2024-05-19 03:32:59 | 日記
2024年5月19日(日)

> 1560年(永禄三年)5月19日、織田信長が25歳の時である。尾張統一を目前にしていた信長は、尾張の北に構える斎藤義龍と、東から迫る今川義元率いる2万5千の大群に囲まれる窮地に立たされていた。
 早朝、小姓六人だけを率いて清洲城を出陣した信長は、父光秀の頃からの家臣である佐久間の軍勢と善照寺で合流した。この時の信長の兵力は二千にも満たず、今川の軍勢の十分の一ほどしかなかった。
 今川義元が桶狭間で休息をとっているという一報が入ったのは正午のことである。直ちに信長は桶狭間に向けて進軍。桶狭間に到着した信長を待ち受けていたのは雷を伴う激しい夕立だった。大々的な野営を敷いていた今川の軍勢は動きを完全に封じられていた。信長は雨の途切れた一瞬の隙を突いて、今川軍の本陣を直撃した。これには義元を守る数千の兵もなすすべがなく、劣勢を察知した義元は退却を命ずる。これにより、身辺の守りが薄くなった義元に服部小平太が斬りかかり、ついで毛利新介が義元の首を上げた。
 圧倒的な兵力差がありながら今川軍の油断に乗じたこの奇跡的な勝利で、信長は名実ともに尾張の統治者であることを天下に示したのである。
晴山陽一『365日物語』(創英社/三省堂書店)P.145



 大曽根寛先生は本来チャキチャキの江戸っ子だったが、生涯の後半は名古屋に住まわれた。八事(やごと)界隈の文教地区で、昭和40年代の僕らの住処から歩いていける距離である。名古屋で会食を計画するうちにコロナ禍に突入し、その後次第に体を悪くされ、コロナ明け寸前にとうとう力尽きた。直前まで科目制作に全力を注がれ、そのお手伝いをしたのが最後になった。
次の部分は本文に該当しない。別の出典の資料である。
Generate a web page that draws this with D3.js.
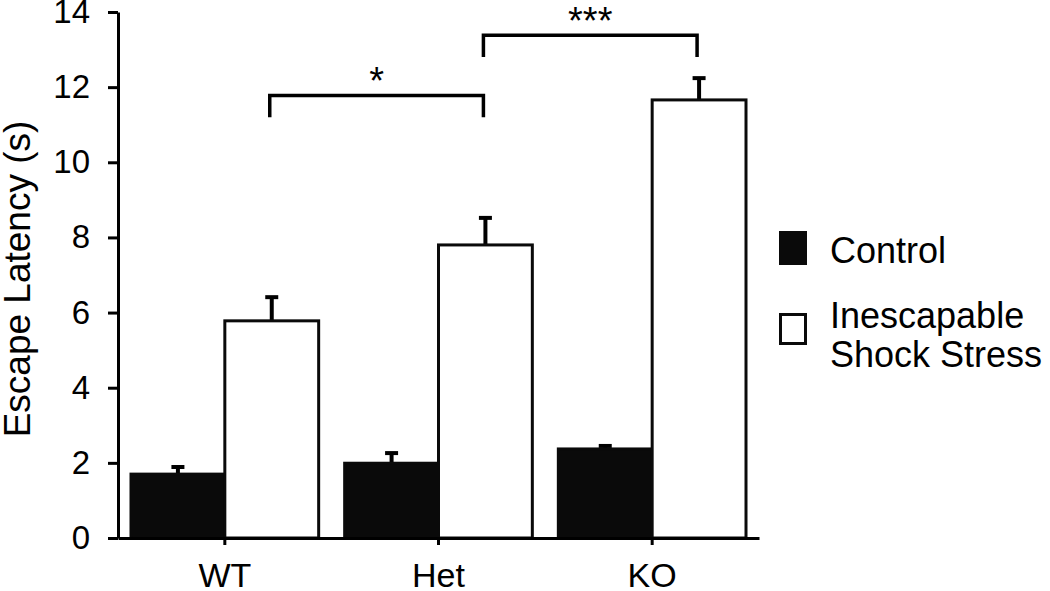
<!DOCTYPE html>
<html>
<head>
<meta charset="utf-8">
<script src="https://cdn.jsdelivr.net/npm/d3@7"></script>
<style>
  body { margin: 0; background: #fff; }
  svg { display: block; font-family: "Liberation Sans", Arial, sans-serif; }
</style>
</head>
<body>
<svg id="chart" width="1050" height="591"></svg>
<script>
// data
var categories = ["WT", "Het", "KO"]
var groups = ["Control", "Stress"]
var controlMean = [1.70, 1.99, 2.37]
var controlErr = [0.19, 0.27, 0.08]
var stressMean = [5.78, 7.80, 11.66]
var stressErr = [0.63, 0.72, 0.58]
var yTicks = [0, 2, 4, 6, 8, 10, 12, 14]
var legendLabels = [["Control"], ["Inescapable", "Shock Stress"]]
var brackets = [
    { from: "WT", to: "Het", top: 11.78, bottom: 11.2, label: "*" },
    { from: "Het", to: "KO", top: 13.38, bottom: 12.8, label: "***" }
]

var svg = d3.select("#chart")
var margin = { top: 12, left: 118, right: 291, bottom: 53 }
var width = 1050, height = 591

var x = d3.scaleBand().domain(categories).range([margin.left, width - margin.right]).padding(0)
var sub = d3.scaleBand().domain(groups).range([13, x.bandwidth() - 13]).padding(0)
var y = d3.scaleLinear().domain([0, 14]).range([height - margin.bottom, margin.top])

var rows = categories.map(function (c, i) {
    return [
        { cat: c, g: "Control", v: controlMean[i], e: controlErr[i] },
        { cat: c, g: "Stress", v: stressMean[i], e: stressErr[i] }
    ]
}).flat()

// error bars (upward only)
var err = svg.append("g")
err.selectAll("line.stem").data(rows).enter().append("line")
    .attr("x1", d => x(d.cat) + sub(d.g) + sub.bandwidth() / 2)
    .attr("x2", d => x(d.cat) + sub(d.g) + sub.bandwidth() / 2)
    .attr("y1", d => y(d.v))
    .attr("y2", d => y(d.v + d.e))
    .attr("stroke", "#000").attr("stroke-width", 4)
err.selectAll("line.cap").data(rows).enter().append("line")
    .attr("x1", d => x(d.cat) + sub(d.g) + sub.bandwidth() / 2 - 6.5)
    .attr("x2", d => x(d.cat) + sub(d.g) + sub.bandwidth() / 2 + 6.5)
    .attr("y1", d => y(d.v + d.e))
    .attr("y2", d => y(d.v + d.e))
    .attr("stroke", "#000").attr("stroke-width", 4)

// bars
svg.append("g").selectAll("rect").data(rows).enter().append("rect")
    .attr("x", d => x(d.cat) + sub(d.g))
    .attr("y", d => y(d.v))
    .attr("width", sub.bandwidth())
    .attr("height", d => y(0) - y(d.v))
    .attr("fill", d => d.g == "Control" ? "#0a0a0a" : "#fff")
    .attr("stroke", "#0a0a0a")
    .attr("stroke-width", 3)

// axes
var yAxis = svg.append("g")
    .attr("transform", "translate(" + margin.left + ",0)")
    .call(d3.axisLeft(y).tickValues(yTicks).tickSize(10).tickSizeOuter(0).tickPadding(18))
var xAxis = svg.append("g")
    .attr("transform", "translate(0," + y(0) + ")")
    .call(d3.axisBottom(x).tickSize(7).tickSizeOuter(0).tickPadding(18))
svg.selectAll(".domain, .tick line").attr("stroke", "#000").attr("stroke-width", 3)
yAxis.selectAll("text").attr("font-size", 33).attr("fill", "#000").attr("font-family", null)
xAxis.selectAll("text").attr("font-size", 34).attr("fill", "#000").attr("font-family", null)

svg.append("text")
    .attr("transform", "translate(30," + ((y(0) + y(14)) / 2 + 4) + ")rotate(-90)")
    .attr("text-anchor", "middle")
    .attr("font-size", 37)
    .text("Escape Latency (s)")

// significance brackets
var stressX = c => x(c) + sub("Stress") + sub.bandwidth() / 2 - 2
brackets.forEach(function (b) {
    var x1 = stressX(b.from), x2 = stressX(b.to)
    svg.append("path")
        .attr("d", "M" + x1 + "," + y(b.bottom) + "V" + y(b.top) + "H" + x2 + "V" + y(b.bottom))
        .attr("fill", "none").attr("stroke", "#000").attr("stroke-width", 3.5)
    svg.append("text")
        .attr("x", (x1 + x2) / 2)
        .attr("y", y(b.top) - 1)
        .attr("text-anchor", "middle")
        .attr("font-size", 38)
        .text(b.label)
})

// legend
var legend = svg.append("g").attr("transform", "translate(779,0)")
var legendY = [231, 313]
var legendText = [[263], [328, 367]]
legendLabels.forEach(function (lines, i) {
    legend.append("rect")
        .attr("x", 1.5).attr("y", legendY[i] + 1.5)
        .attr("width", 25).attr("height", i == 0 ? 31 : 29)
        .attr("fill", i == 0 ? "#0a0a0a" : "#fff")
        .attr("stroke", "#0a0a0a").attr("stroke-width", 3)
    lines.forEach(function (t, j) {
        legend.append("text")
            .attr("x", 51).attr("y", legendText[i][j])
            .attr("font-size", 36)
            .text(t)
    })
})
</script>
</body>
</html>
 その大曽根先生から「桶狭間の戦いはなかった」との説を伺ったことがある。作り話だったというのだ。
 これには面食らった。
 「なかったって…でも、西上する今川の大軍を織田勢が迎え撃って、義元の首級を挙げたのは事実なんですよね?」
 「だから、なかったんです。」
 大曽根先生、澄ましている。
 どういう意味だろう?
 名古屋で味噌煮込みをつつきながら、ゆっくり伺ってみるはずだった。